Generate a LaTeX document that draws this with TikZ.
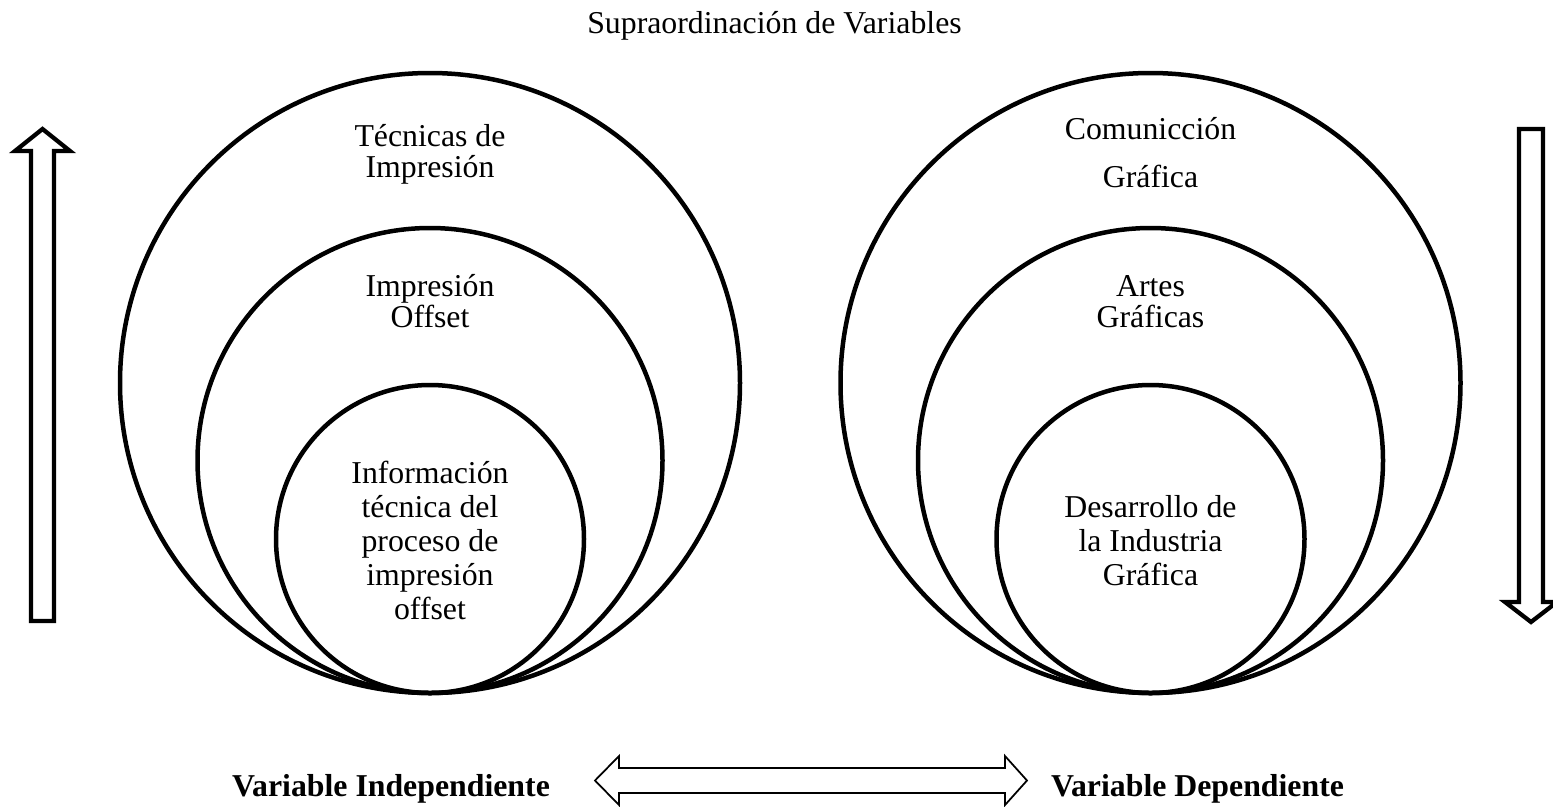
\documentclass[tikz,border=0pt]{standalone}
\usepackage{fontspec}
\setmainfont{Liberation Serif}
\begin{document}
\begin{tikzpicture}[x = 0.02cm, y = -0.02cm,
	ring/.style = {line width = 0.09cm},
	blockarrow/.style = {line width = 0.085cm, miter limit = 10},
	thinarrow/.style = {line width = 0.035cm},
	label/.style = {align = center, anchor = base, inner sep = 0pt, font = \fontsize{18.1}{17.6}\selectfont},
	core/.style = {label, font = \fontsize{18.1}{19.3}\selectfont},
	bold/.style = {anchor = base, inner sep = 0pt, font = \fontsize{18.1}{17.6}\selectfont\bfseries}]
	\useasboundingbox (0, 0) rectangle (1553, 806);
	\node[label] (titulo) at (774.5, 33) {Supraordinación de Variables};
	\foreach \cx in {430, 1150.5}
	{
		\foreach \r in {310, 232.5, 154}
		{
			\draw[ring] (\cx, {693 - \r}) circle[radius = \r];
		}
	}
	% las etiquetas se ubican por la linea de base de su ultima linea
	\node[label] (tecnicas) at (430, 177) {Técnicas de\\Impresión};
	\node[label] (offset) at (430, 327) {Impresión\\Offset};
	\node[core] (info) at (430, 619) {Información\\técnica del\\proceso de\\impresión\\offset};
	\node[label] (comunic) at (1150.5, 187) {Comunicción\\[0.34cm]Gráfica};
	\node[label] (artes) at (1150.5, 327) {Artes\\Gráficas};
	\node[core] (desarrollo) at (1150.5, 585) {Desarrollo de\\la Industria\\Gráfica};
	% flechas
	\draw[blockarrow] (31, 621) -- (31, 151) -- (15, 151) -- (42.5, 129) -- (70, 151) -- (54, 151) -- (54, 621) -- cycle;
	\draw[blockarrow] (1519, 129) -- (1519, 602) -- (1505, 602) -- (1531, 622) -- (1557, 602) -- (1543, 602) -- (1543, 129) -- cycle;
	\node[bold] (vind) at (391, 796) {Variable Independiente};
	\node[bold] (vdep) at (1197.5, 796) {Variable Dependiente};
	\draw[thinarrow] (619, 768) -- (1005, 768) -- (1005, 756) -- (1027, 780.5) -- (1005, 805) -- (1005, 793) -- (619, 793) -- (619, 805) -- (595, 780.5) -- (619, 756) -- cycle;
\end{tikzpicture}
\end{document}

------------------------

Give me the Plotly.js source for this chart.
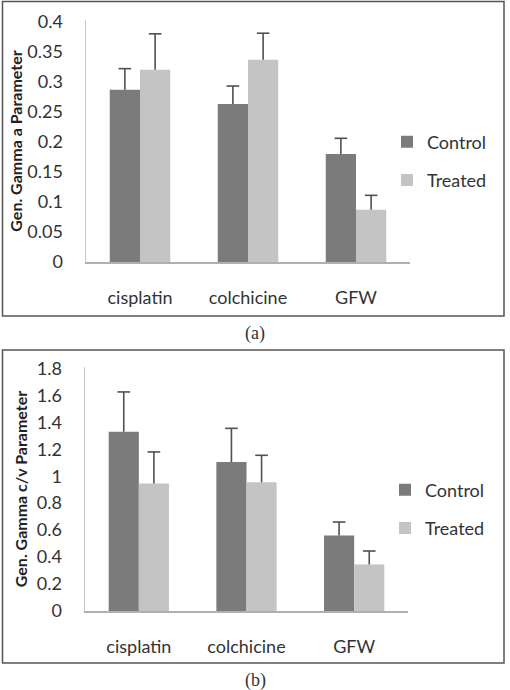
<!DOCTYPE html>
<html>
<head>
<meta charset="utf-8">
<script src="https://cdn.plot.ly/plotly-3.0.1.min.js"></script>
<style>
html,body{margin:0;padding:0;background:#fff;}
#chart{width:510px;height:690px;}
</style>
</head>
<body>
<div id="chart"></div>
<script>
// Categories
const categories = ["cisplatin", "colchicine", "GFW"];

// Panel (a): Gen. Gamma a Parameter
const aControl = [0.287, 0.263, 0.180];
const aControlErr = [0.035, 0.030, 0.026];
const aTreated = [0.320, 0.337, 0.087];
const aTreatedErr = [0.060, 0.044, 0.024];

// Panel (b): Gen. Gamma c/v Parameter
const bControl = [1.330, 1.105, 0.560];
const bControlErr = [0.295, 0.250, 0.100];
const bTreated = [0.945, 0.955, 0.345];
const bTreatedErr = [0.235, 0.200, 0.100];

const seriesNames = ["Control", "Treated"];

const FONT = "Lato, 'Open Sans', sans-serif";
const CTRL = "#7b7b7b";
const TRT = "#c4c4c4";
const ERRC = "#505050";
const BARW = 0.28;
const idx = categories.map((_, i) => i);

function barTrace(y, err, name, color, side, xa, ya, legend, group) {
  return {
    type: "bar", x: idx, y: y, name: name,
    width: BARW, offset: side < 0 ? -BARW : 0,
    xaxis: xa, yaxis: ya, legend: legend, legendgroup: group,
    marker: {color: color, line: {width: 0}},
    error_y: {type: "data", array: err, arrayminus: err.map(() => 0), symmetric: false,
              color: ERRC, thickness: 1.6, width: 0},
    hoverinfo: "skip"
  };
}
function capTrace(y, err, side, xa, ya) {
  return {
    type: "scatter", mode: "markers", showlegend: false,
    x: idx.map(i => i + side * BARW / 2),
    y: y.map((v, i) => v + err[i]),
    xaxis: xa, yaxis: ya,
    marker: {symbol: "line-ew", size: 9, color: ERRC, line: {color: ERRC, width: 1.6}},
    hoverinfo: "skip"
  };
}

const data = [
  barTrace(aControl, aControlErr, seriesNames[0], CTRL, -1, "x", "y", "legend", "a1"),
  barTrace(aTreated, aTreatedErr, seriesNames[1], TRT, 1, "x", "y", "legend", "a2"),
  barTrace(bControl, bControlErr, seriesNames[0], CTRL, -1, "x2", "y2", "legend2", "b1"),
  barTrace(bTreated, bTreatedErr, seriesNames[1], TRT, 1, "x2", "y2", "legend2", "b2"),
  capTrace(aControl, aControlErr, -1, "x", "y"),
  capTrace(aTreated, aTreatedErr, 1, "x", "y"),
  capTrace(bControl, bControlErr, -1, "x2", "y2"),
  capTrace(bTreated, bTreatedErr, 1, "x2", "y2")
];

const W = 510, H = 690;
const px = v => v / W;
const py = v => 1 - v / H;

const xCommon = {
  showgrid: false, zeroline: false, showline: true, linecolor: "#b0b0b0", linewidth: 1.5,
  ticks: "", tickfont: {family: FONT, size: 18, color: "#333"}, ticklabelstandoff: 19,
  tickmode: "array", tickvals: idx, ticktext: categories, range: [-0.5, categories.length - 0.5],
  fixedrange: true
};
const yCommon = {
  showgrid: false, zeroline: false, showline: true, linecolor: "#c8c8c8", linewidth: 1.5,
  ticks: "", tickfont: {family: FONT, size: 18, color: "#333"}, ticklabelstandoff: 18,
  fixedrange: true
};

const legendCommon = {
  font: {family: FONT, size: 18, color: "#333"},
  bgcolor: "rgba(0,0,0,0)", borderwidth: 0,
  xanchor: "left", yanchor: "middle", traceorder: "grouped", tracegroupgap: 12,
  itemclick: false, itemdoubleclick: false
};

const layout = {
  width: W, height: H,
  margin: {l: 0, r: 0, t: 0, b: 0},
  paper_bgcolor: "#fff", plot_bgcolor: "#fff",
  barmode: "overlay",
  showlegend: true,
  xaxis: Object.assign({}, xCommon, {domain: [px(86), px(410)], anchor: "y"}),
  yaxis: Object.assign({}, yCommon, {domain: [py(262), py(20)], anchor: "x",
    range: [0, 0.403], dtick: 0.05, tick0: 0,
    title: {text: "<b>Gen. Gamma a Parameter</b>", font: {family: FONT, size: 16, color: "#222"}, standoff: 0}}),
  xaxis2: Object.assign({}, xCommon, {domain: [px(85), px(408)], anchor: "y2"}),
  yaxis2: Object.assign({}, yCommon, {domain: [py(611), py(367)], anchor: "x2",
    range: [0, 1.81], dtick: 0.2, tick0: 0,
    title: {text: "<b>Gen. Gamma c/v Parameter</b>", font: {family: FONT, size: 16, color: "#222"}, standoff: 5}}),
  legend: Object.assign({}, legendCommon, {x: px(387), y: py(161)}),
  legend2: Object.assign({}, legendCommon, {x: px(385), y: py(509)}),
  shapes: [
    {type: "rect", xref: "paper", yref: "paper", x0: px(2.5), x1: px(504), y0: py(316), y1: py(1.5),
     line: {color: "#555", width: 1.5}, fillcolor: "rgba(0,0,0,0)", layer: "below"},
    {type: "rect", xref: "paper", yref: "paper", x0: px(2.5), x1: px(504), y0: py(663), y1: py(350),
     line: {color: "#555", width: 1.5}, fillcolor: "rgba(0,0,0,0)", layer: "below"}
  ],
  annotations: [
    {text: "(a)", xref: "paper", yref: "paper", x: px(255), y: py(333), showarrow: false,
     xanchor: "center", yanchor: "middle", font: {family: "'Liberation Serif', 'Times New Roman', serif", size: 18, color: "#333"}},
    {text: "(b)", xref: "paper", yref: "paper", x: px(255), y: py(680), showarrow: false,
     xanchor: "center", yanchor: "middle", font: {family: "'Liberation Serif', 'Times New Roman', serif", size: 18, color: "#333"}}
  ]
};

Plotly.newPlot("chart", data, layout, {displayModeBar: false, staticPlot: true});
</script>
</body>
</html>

------------------------

■ DESCRIPTION OF THE TASK:
Copy all lines in the listing above where the string "this" appears.

■ SOLUTION TO THE EXERCISE:
Generate a LaTeX document that draws this with TikZ.
Give me the Plotly.js source for this chart.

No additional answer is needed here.